Receiving tax documents in the mail, I immediately sense Franz Kafka's shadow lurking in that dark M.C Escher alleyway where IRS agents perfect their notorious double-cross system known as Form 1040.
My annual income for 2019, masquerading as W-2s and 1099s and the mysterious "capital gains," approaches the Berlin Wall dividing a healthy refund and the dark world of money owed. It makes underground network contact with various exemptions, deductions, and the treacherous Schedule C, hoping the auditors have their searchlights switched off and their guard dogs shackled.
Encrypted messages, secret codes, impenetrable ciphers, and esoteric symbols: the sleight-of-hand stock-in-trade of the surreptitious number-cruncher at tax time. I sometimes think it might be appropriate to file my return in a dead letter drop, then hide in a safe house until I receive official clearance from the Feds.
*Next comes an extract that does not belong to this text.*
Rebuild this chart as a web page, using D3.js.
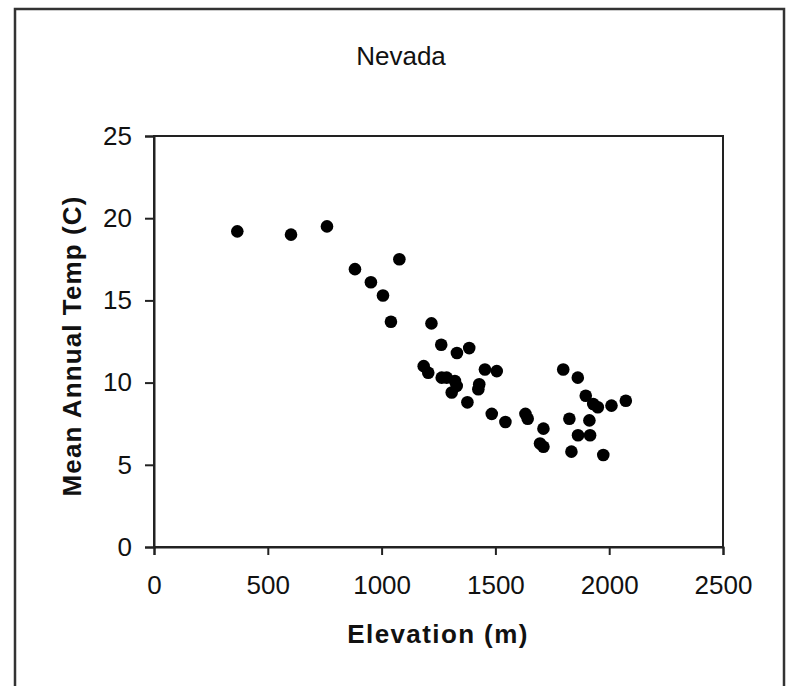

I have nothing against paying my fair share of taxes, but I can't think why we allow the laws that govern that payment to be written by the combined efforts of Ceausescu's politburo and the Sphinx playing with a random number generator.
God knows it is easier to guess what song the sirens sang, what name Achilles assumed when he hid among women, or what Ruritanian strategy in the Balkans might have been than to figure out how much tax I should pay each year.